The plea agreement recommends that Leaf serve nine months in a drug treatment program followed by a five-year suspended sentence.
"I'm very much looking forward to the opportunity presented," Leaf told the judge. "An intensive nine-month rehab facility is presently needed."
It was one of the few statements Leaf made in the hearing under questioning by his attorney, Kenneth Olson.
Olson said that recommendation will include a nine-month program at the Nexus Treatment Center in Lewistown, a center affiliated with the DOC, where Leaf would be locked down and unable to leave.
That would be followed by time in a pre-release program in which Leaf's movements would be restricted.
The agreement recommends a separate five-year sentence for the possession charge, but all of it would be suspended, Olson said.
District Judge Kenneth Neill is not bound by the sentencing recommendation, but indicated he may look favorably on it.
"There is no question he needs treatment," Neill said.
Olson said he and County Attorney John Parker also will recommend that the sentence run together with whatever sentence Leaf is given for a probation violation in Texas.
A prosecutor there, James Farren, filed to revoke the former quarterback's 10-year probation from a 2010 plea deal. Leaf was charged with stealing prescription pain medicine from a player's home while he was a coach at West Texas A&M. An investigation also found he obtained nearly 1,000 pain pills from area pharmacies in an eight-month span.
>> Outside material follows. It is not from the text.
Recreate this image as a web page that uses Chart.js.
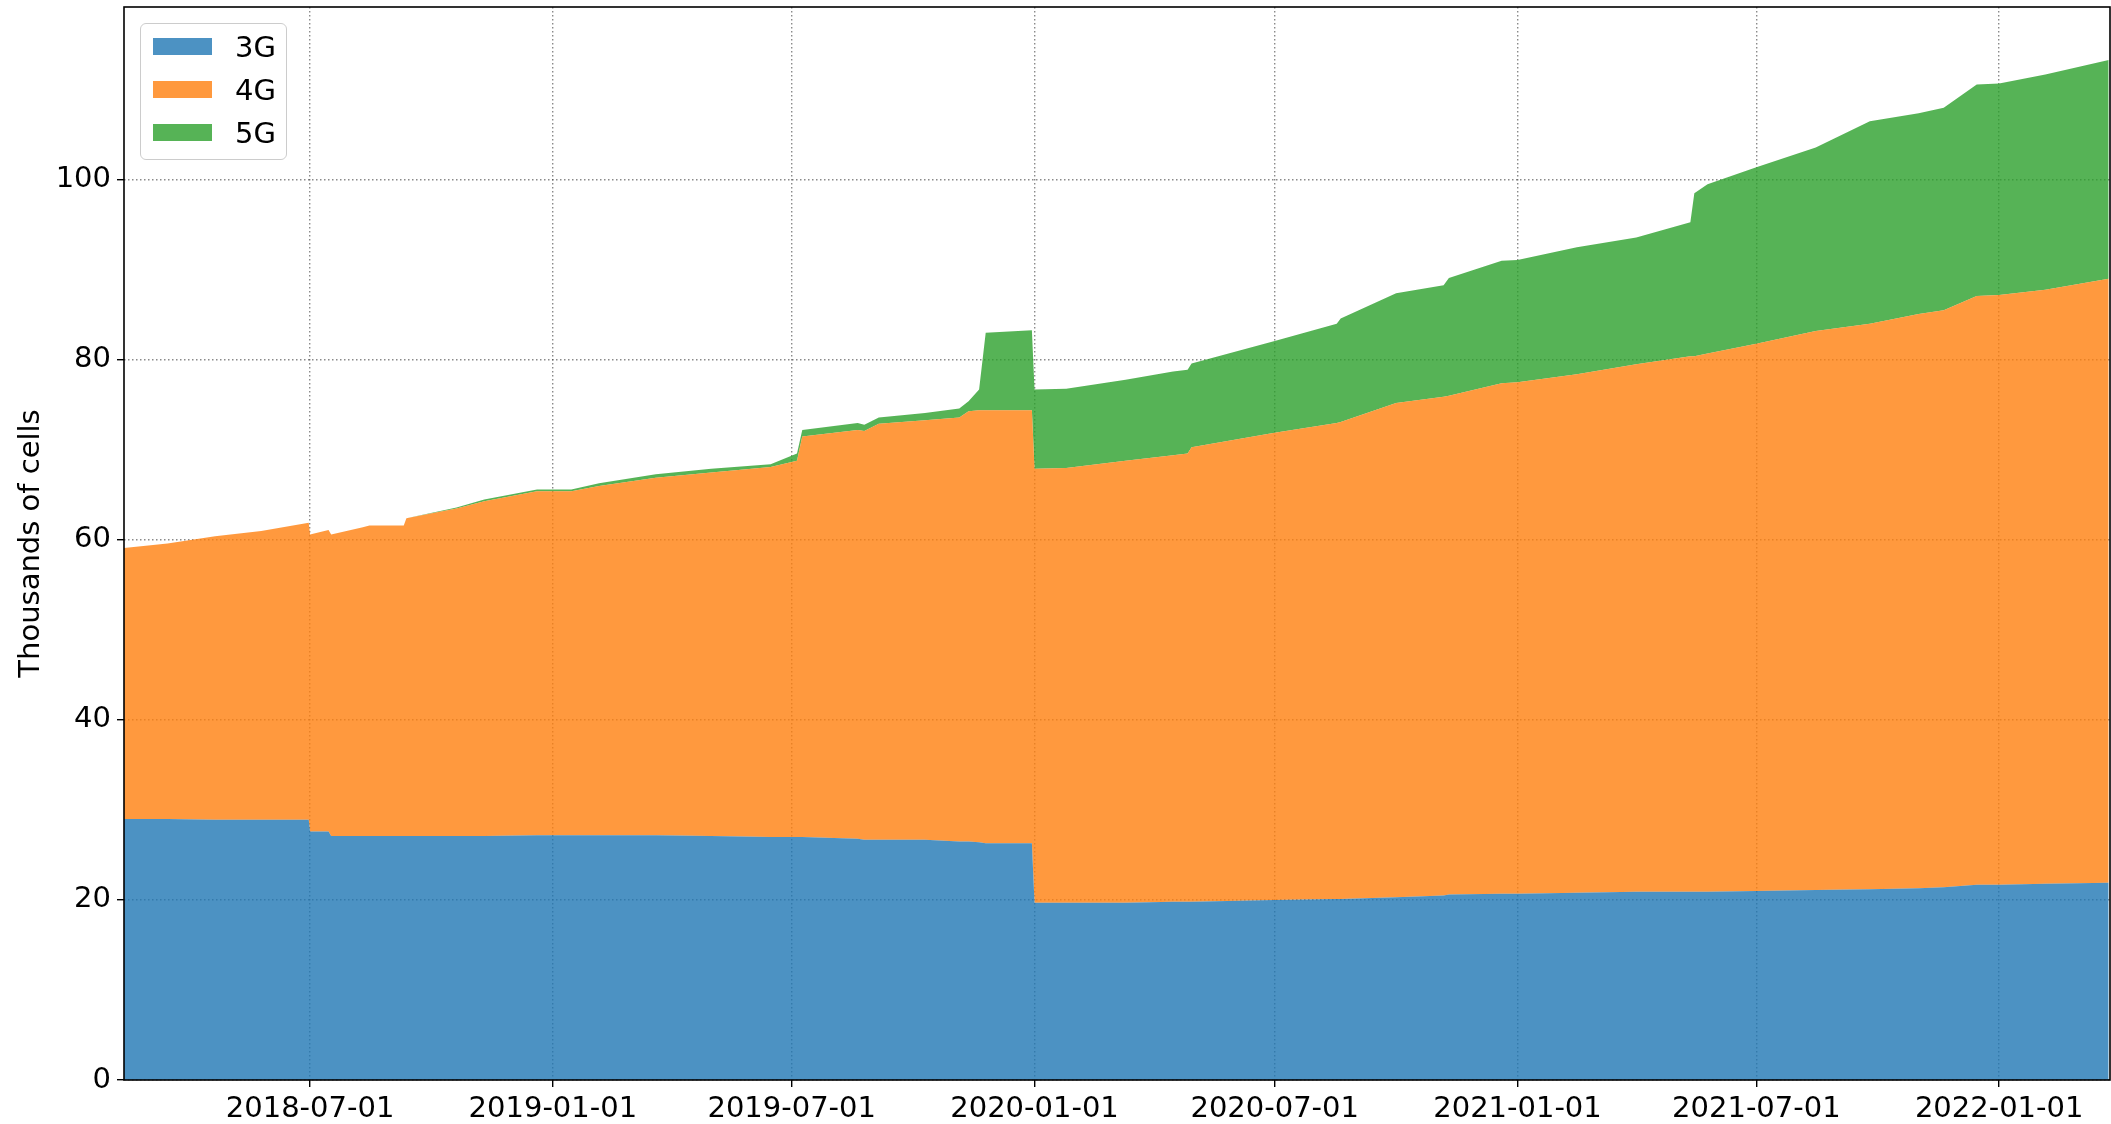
<!DOCTYPE html>
<html>
<head>
<meta charset="utf-8">
<title>Thousands of cells by technology</title>
<script src="https://cdn.jsdelivr.net/npm/chart.js@4/dist/chart.umd.min.js"></script>
<style>
    html, body { margin: 0; padding: 0; background: #fff; }
    #wrap { position: relative; width: 2111px; height: 1124px; }
    #legend {
        position: absolute; left: 140px; top: 23px; width: 145px; height: 135px;
        border: 1.5px solid #cccccc; border-radius: 6px; background: rgba(255,255,255,0.8);
        font-family: 'DejaVu Sans', sans-serif; font-size: 29px; color: #000;
    }
    #legend .item { position: absolute; left: 0; height: 34px; line-height: 34px; }
    #legend .swatch { position: absolute; left: 12px; top: 8px; width: 59px; height: 17px; }
    #legend .label { position: absolute; left: 94px; top: 0; white-space: nowrap; }
</style>
</head>
<body>
<div id="wrap">
    <canvas id="cellsChart"></canvas>
    <div id="legend"></div>
</div>
<script>
// values, thousands of cells
const dates = [
    '2018-02-10', '2018-03-15', '2018-04-20', '2018-05-25', '2018-06-30', '2018-07-01', '2018-07-15', '2018-07-17', '2018-08-10', '2018-08-15',
    '2018-09-10', '2018-09-12', '2018-10-20', '2018-11-10', '2018-12-20', '2019-01-15', '2019-02-05', '2019-03-20', '2019-05-01', '2019-06-15',
    '2019-07-05', '2019-07-09', '2019-08-20', '2019-08-25', '2019-09-05', '2019-10-10', '2019-11-05', '2019-11-12', '2019-11-20', '2019-11-25',
    '2019-12-30', '2020-01-01', '2020-01-25', '2020-03-10', '2020-04-15', '2020-04-26', '2020-04-29', '2020-07-01', '2020-08-17', '2020-08-20',
    '2020-10-01', '2020-11-06', '2020-11-10', '2020-12-20', '2021-01-01', '2021-02-15', '2021-04-01', '2021-05-12', '2021-05-15', '2021-05-25',
    '2021-07-01', '2021-08-15', '2021-09-25', '2021-11-01', '2021-11-20', '2021-12-15', '2022-01-01', '2022-02-05', '2022-03-25'
];
const cells3g = [
    29.0, 29.0, 28.9, 28.9, 28.9, 27.6, 27.6, 27.1, 27.1, 27.1,
    27.1, 27.1, 27.1, 27.1, 27.2, 27.2, 27.2, 27.2, 27.1, 27.0,
    27.0, 27.0, 26.8, 26.7, 26.7, 26.7, 26.5, 26.5, 26.4, 26.3,
    26.3, 19.7, 19.7, 19.7, 19.8, 19.8, 19.8, 20.0, 20.1, 20.1,
    20.3, 20.5, 20.6, 20.7, 20.7, 20.8, 20.9, 20.9, 20.9, 20.9,
    21.0, 21.1, 21.2, 21.3, 21.4, 21.7, 21.7, 21.8, 21.9
];
const cells4g = [
    30.1, 30.6, 31.5, 32.1, 33.0, 33.0, 33.5, 33.5, 34.3, 34.5,
    34.5, 35.3, 36.4, 37.2, 38.2, 38.2, 38.8, 39.7, 40.4, 41.1,
    41.8, 44.5, 45.4, 45.4, 46.2, 46.6, 47.1, 47.8, 48.0, 48.1,
    48.1, 48.2, 48.3, 49.1, 49.6, 49.8, 50.5, 51.9, 52.9, 53.0,
    54.9, 55.4, 55.4, 56.7, 56.8, 57.6, 58.6, 59.5, 59.5, 59.8,
    60.8, 62.1, 62.8, 63.8, 64.1, 65.4, 65.5, 66.0, 67.1
];
const cells5g = [
    0, 0, 0, 0, 0, 0, 0, 0, 0, 0,
    0, 0, 0.1, 0.2, 0.2, 0.2, 0.3, 0.4, 0.4, 0.3,
    0.8, 0.7, 0.8, 0.7, 0.7, 0.8, 1.0, 1.1, 2.3, 8.6,
    8.9, 8.8, 8.8, 9.0, 9.3, 9.3, 9.3, 10.2, 11.0, 11.5,
    12.2, 12.4, 13.1, 13.6, 13.6, 14.1, 14.1, 14.9, 18.1, 18.8,
    19.6, 20.4, 22.5, 22.3, 22.5, 23.5, 23.5, 23.9, 24.3
];
const seriesLabels = ['3G', '4G', '5G'];
const xTickDates = ['2018-07-01', '2019-01-01', '2019-07-01', '2020-01-01', '2020-07-01', '2021-01-01', '2021-07-01', '2022-01-01'];
const yTicks = [0, 20, 40, 60, 80, 100];
const xRange = ['2018-02-10', '2022-03-26'];
const yMax = 119.2;

const colors = ['rgba(31, 119, 180, 0.8)', 'rgba(255, 127, 14, 0.8)', 'rgba(44, 160, 44, 0.8)'];

document.addEventListener("DOMContentLoaded", function () {
    renderCellsChart();
});

function toPoints(values) {
    return dates.map((d, i) => ({ x: Date.parse(d), y: values[i] }));
}

function formatDate(value) {
    return new Date(value).toISOString().slice(0, 10);
}

/**
 * Build the legend as html, from the chart's own datasets.
 */
const htmlLegend = {
    id: 'htmlLegend',
    afterUpdate(chart) {
        const box = document.getElementById('legend');
        box.innerHTML = '';
        chart.data.datasets.forEach((ds, i) => {
            const item = document.createElement('div');
            item.className = 'item';
            item.style.top = (6 + i * 43) + 'px';
            item.style.width = '100%';
            const sw = document.createElement('span');
            sw.className = 'swatch';
            sw.style.background = ds.backgroundColor;
            const lb = document.createElement('span');
            lb.className = 'label';
            lb.textContent = ds.label;
            item.appendChild(sw);
            item.appendChild(lb);
            box.appendChild(item);
        });
    }
};

// black box round the plot area, like the matplotlib spines
const frame = {
    id: 'frame',
    afterDraw(chart) {
        const { ctx, chartArea: a } = chart;
        ctx.save();
        ctx.strokeStyle = '#000';
        ctx.lineWidth = 1.6;
        ctx.strokeRect(a.left, a.top, a.right - a.left, a.bottom - a.top);
        ctx.restore();
    }
};

function renderCellsChart() {
    Chart.defaults.font.family = "'DejaVu Sans', sans-serif";
    Chart.defaults.color = '#000';

    const gridOpts = {
        color: 'rgba(60, 60, 60, 0.6)',
        lineWidth: 1.4,
        tickColor: '#000',
        tickWidth: 1.4,
        tickLength: 7
    };

    new Chart(document.getElementById('cellsChart'), {
        type: 'line',
        data: {
            datasets: [cells3g, cells4g, cells5g].map((vals, i) => ({
                label: seriesLabels[i],
                data: toPoints(vals),
                backgroundColor: colors[i],
                borderWidth: 0,
                pointRadius: 0,
                tension: 0,
                fill: i === 0 ? 'origin' : '-1'
            }))
        },
        options: {
            responsive: true,
            maintainAspectRatio: false,
            animation: false,
            layout: { padding: { top: 7, right: 1, left: 0, bottom: 0 } },
            plugins: {
                legend: { display: false },
                tooltip: { enabled: false }
            },
            scales: {
                x: {
                    type: 'linear',
                    z: 1,
                    min: Date.parse(xRange[0]),
                    max: Date.parse(xRange[1]),
                    grid: gridOpts,
                    border: { display: false, dash: [1.5, 2.5] },
                    afterBuildTicks: scale => {
                        scale.ticks = xTickDates.map(d => ({ value: Date.parse(d) }));
                    },
                    afterFit: scale => {
                        scale.height = 44;
                        scale.paddingLeft = 0;
                        scale.paddingRight = 0;
                    },
                    ticks: {
                        autoSkip: false,
                        maxRotation: 0,
                        padding: 5,
                        font: { size: 29 },
                        callback: value => formatDate(value)
                    }
                },
                y: {
                    stacked: true,
                    z: 1,
                    min: 0,
                    max: yMax,
                    grid: gridOpts,
                    border: { display: false, dash: [1.5, 2.5] },
                    afterBuildTicks: scale => {
                        scale.ticks = yTicks.map(v => ({ value: v }));
                    },
                    afterFit: scale => {
                        scale.width = 124;
                        scale.paddingTop = 0;
                        scale.paddingBottom = 0;
                    },
                    ticks: {
                        padding: 6,
                        font: { size: 29 }
                    },
                    title: {
                        display: true,
                        text: 'Thousands of cells',
                        font: { size: 29 },
                        padding: { top: 14, bottom: 0 }
                    }
                }
            }
        },
        plugins: [htmlLegend, frame]
    });
}
</script>
</body>
</html>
Olson said he has received no sentencing commitment from Texas prosecutors, but he hopes to have one when Leaf goes to Texas to face the probation violation accusation.
"We all agree that Ryan needs treatment. He needs that more than he needs to go to prison," Olson said.
Farren said if the Montana judge approves the deal there, Leaf could return to Texas for a hearing to revoke his probation, either before or after the treatment program. He said he would like Leaf back in Texas as soon as is feasible to face "extensive" prison time that Farren will recommend to a judge in Amarillo.
Leaf asked for a reduction in bail -- $76,000 in Montana and $50,000 in Texas -- so that he can spend time with his family and get his affairs in order before sentencing. He told the judge that he was not a flight risk.
Parker said Leaf is "a man in the grip of a very powerful addiction" and it would be a mistake to reduce his bail before he begins treatment in a secure facility.
Neill denied the request to reduce bail.